Do this → Find, in the records below, the line that contains "Write the React, TypeScript" and the line that contains "YAxis, CartesianGrid, ReferenceLine". Copy those two lines and everything between them exactly, but not the pictures.

Source code of charts:
┄┄┄┄┄┄

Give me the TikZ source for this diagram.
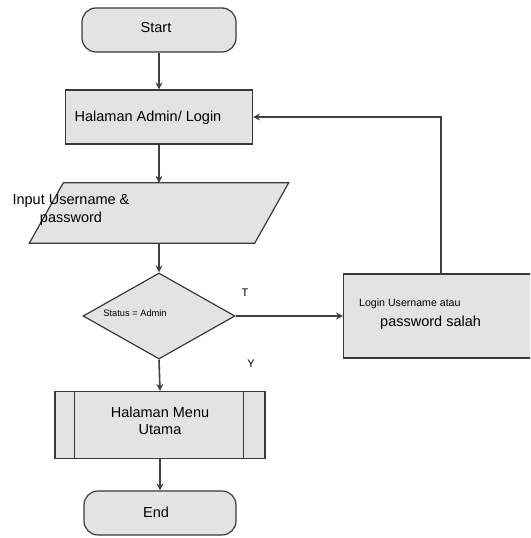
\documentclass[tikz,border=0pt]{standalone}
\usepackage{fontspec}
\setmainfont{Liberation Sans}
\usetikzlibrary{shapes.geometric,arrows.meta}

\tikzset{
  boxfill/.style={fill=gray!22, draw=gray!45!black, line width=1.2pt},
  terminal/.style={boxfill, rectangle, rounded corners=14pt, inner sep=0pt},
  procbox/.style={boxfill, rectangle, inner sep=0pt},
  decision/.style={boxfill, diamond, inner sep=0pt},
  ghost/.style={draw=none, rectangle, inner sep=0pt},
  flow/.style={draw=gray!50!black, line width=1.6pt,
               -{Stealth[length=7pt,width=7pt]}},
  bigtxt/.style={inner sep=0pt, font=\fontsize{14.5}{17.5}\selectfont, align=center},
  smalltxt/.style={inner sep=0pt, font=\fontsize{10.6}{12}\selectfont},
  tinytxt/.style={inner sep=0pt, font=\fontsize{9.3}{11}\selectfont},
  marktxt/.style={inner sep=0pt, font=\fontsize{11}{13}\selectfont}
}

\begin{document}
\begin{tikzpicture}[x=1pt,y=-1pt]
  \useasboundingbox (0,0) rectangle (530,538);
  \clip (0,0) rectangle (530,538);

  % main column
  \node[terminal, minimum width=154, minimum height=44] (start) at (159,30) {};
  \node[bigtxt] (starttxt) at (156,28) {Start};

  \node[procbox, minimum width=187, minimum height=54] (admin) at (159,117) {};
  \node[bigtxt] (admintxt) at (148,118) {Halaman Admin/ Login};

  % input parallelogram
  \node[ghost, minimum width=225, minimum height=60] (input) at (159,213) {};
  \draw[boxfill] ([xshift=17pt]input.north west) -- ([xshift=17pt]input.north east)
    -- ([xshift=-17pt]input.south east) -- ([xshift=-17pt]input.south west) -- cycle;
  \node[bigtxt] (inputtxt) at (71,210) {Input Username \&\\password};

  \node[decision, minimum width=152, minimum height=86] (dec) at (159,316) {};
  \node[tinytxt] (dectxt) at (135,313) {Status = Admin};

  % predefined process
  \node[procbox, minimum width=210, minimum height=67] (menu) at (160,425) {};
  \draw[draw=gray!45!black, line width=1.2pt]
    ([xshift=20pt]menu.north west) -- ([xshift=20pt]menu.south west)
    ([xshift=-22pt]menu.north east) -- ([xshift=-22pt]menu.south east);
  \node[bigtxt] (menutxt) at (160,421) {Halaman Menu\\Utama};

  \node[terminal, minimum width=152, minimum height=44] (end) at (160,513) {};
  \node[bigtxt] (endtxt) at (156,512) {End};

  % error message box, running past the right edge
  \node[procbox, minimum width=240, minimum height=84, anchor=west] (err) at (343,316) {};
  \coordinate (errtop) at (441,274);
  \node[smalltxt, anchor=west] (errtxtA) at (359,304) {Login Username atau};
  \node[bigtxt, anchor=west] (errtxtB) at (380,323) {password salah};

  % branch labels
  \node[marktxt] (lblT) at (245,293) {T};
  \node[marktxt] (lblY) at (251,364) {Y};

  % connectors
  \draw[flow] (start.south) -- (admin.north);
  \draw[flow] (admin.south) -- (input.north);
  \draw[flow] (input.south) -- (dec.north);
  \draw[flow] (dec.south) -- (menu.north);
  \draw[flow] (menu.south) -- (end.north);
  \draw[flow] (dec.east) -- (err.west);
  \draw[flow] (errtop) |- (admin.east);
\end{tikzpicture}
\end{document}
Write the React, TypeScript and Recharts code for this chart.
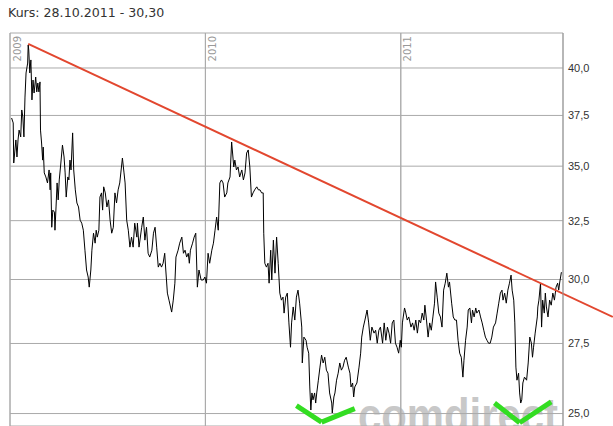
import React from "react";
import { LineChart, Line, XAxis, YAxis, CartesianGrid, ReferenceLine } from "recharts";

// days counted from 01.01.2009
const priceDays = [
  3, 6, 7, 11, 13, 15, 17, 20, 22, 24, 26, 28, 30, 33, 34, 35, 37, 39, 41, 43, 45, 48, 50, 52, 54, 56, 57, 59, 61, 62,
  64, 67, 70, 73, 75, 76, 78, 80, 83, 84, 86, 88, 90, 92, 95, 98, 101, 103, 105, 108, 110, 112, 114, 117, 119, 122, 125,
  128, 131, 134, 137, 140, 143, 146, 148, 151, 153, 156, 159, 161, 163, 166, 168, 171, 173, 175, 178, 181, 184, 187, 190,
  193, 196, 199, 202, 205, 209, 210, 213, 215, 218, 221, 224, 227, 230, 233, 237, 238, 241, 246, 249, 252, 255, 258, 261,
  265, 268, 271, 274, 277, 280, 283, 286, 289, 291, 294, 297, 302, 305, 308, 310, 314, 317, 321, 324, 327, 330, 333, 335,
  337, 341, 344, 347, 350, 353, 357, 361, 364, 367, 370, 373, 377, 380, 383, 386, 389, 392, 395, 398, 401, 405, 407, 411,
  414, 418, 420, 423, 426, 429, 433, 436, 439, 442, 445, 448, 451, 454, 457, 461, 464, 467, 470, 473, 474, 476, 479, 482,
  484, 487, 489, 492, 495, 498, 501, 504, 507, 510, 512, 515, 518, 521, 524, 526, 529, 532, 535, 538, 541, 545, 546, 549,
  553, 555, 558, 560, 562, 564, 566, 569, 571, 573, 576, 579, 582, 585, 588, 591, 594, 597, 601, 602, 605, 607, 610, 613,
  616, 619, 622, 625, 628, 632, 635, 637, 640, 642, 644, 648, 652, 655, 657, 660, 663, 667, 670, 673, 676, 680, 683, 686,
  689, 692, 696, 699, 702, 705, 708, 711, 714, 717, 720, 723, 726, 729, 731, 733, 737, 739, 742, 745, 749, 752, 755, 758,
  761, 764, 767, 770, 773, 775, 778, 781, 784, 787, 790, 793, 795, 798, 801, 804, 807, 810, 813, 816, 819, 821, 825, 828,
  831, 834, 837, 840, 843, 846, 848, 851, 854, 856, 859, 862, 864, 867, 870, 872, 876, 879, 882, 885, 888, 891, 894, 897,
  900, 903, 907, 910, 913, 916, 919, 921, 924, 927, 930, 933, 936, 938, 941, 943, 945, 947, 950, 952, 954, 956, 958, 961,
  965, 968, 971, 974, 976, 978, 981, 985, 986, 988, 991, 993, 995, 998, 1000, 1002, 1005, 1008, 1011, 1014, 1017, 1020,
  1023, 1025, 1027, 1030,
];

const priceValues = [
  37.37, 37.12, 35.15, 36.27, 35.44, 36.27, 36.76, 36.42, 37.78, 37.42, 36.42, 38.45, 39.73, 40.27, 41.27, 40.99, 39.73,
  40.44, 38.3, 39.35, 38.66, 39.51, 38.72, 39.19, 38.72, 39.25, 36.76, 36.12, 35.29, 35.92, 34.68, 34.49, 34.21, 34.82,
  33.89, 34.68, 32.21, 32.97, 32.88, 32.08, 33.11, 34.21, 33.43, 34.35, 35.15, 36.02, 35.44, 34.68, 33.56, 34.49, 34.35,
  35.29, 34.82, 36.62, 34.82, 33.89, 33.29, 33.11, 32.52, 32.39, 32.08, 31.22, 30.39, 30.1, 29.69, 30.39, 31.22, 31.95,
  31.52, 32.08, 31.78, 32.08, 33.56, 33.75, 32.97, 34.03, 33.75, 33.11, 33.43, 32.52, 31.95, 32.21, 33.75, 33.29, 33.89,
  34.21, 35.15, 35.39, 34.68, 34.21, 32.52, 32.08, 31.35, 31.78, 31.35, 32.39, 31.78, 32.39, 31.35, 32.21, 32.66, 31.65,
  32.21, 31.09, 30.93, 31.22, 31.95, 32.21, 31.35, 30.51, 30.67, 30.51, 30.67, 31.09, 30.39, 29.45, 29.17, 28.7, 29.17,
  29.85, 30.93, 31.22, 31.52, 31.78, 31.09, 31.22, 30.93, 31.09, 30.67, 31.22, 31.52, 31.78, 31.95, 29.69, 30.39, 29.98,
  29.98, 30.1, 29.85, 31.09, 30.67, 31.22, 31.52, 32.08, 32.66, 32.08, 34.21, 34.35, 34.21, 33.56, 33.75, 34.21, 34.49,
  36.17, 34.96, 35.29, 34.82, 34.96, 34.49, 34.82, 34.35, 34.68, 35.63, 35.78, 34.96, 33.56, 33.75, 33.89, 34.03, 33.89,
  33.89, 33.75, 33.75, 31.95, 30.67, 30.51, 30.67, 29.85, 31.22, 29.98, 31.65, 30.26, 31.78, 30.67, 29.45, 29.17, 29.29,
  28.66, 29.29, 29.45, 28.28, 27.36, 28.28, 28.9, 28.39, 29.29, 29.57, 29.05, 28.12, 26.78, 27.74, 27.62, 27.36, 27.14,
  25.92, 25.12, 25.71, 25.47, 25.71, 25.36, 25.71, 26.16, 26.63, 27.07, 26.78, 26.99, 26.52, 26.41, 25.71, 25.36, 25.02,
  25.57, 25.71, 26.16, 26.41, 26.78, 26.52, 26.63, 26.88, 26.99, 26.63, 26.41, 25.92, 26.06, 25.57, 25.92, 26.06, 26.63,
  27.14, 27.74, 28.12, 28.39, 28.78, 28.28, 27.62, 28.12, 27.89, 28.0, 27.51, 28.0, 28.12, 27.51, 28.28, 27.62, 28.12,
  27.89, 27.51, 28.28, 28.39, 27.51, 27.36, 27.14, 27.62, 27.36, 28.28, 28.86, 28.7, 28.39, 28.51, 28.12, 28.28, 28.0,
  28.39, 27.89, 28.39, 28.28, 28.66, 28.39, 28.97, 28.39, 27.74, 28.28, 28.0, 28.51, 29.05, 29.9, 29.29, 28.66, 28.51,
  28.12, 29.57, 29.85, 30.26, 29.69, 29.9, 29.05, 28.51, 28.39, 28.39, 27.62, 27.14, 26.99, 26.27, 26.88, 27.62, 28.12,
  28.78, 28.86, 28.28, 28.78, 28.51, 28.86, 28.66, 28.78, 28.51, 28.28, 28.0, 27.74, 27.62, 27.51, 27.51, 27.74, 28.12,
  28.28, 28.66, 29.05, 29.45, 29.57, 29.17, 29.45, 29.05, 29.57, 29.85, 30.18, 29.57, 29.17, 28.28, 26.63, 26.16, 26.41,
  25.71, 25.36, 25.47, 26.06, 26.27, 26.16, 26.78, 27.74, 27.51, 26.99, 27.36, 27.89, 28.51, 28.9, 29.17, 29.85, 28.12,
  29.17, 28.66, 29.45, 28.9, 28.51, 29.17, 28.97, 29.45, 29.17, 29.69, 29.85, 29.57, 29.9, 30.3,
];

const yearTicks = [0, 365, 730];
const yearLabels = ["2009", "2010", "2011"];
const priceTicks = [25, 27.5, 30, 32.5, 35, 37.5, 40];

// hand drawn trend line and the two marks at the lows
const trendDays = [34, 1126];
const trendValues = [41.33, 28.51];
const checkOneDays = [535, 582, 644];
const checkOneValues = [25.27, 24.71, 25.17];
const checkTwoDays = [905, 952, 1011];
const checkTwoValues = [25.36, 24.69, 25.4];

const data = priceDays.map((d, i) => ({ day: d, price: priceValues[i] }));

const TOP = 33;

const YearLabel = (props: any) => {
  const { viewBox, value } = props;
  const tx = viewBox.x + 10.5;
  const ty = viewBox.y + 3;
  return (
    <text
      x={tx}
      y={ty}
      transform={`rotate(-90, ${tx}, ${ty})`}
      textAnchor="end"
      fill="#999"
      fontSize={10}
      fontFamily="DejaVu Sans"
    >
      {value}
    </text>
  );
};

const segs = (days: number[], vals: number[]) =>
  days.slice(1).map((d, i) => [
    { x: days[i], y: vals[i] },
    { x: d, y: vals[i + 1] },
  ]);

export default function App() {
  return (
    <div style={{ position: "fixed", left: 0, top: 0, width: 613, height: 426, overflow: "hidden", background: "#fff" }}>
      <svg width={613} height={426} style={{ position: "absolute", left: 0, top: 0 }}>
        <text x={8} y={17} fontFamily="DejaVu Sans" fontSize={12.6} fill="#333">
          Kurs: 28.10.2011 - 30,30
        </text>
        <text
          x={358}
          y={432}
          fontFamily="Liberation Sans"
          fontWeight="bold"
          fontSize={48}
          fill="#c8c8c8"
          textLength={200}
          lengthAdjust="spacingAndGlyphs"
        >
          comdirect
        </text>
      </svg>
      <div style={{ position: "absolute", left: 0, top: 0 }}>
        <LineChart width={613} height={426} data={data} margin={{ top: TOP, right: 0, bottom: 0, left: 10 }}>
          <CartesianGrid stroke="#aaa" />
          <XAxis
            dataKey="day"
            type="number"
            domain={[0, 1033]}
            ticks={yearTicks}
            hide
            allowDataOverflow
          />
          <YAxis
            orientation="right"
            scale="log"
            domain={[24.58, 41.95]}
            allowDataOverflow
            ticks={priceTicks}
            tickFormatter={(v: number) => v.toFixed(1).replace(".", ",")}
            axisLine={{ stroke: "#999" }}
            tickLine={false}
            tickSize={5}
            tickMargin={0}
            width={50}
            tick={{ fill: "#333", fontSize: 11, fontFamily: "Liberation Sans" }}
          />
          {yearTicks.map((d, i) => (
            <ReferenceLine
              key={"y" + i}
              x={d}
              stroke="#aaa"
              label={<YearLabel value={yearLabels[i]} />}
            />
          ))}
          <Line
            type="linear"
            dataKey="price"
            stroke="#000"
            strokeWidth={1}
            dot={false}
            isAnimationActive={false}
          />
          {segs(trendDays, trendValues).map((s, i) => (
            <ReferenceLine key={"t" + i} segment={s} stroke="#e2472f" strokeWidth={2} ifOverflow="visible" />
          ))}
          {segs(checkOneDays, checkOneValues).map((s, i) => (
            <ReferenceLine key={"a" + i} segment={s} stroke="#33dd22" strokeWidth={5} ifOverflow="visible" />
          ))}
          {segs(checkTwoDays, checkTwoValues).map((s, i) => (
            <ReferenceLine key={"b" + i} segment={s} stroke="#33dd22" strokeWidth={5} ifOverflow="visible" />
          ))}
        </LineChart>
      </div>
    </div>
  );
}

┄┄┄┄┄┄

Task output →
Write the React, TypeScript and Recharts code for this chart.
import React from "react";
import { LineChart, Line, XAxis, YAxis, CartesianGrid, ReferenceLine } from "recharts";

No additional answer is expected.